Vous préoccupez-vous de la distribution de vos produits dans un contexte où les pirates profitent surtout des manquements des circuits officiels ? 
On est bien d’accord. Le message que je veux faire passer aux gens qui apprécient ma musique, c’est d’acheter le cd original. J’ai pu obtenir que deux supports soient réalisés. Celui qui sort en France coûte 10 000 francs Cfa et un second qui coûte 3500 francs Cfa et qui s’adresse à ceux qui n’ont pas le budget du Parisien. C’est ma manière de lutter contre la piraterie mais ils n’auront pas le cd de Charlotte Dipanda à 500 francs Cfa parce qu’il y a des charges et des coûts. J’ai fait tout ce que j’ai pu. Je me souviens qu’à l’époque de « Mispa », il y avait à la fin des concerts, des jeunes en larmes parce qu’ils avaient 5 000 francs pour un cd qui en coûtait 10 000. J’ai eu mal au cœur que des gens aiment ma musique et ne puissent pas l’avoir.

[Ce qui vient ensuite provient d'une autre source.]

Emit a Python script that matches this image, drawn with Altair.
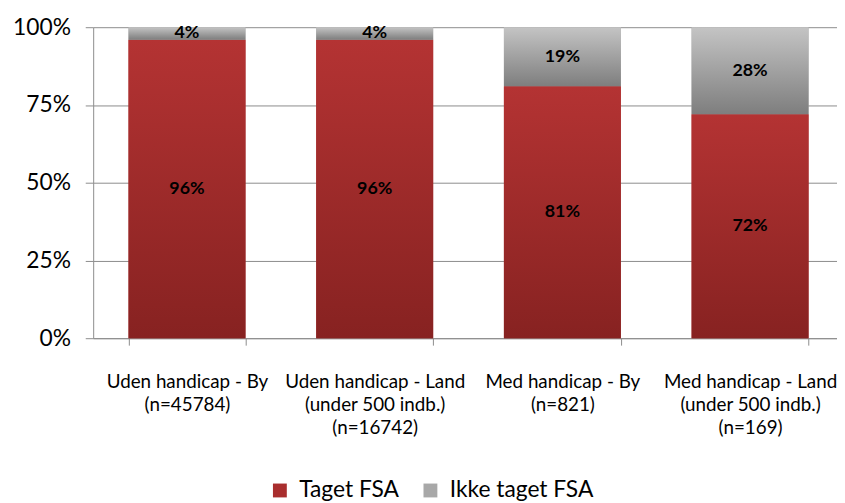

D’où ce premier pas. Je ne dis pas que ça va résoudre le problème de la piraterie, mais je veux croire que ceux qui aiment feront l’effort de chercher le cd original. 

A-t-on raison de considérer que l’amour est votre thématique principale ? 
Oui. L’amour dans toutes ses dimensions. Ce n’est pas seulement l’amour entre un homme et une femme. Mais, c’est la tolérance, la relation à Dieu. Et je pense que lorsqu’on s’aime, lorsqu’on est tolérants les uns vis-à-vis des autres, on règle plus facilement les problèmes.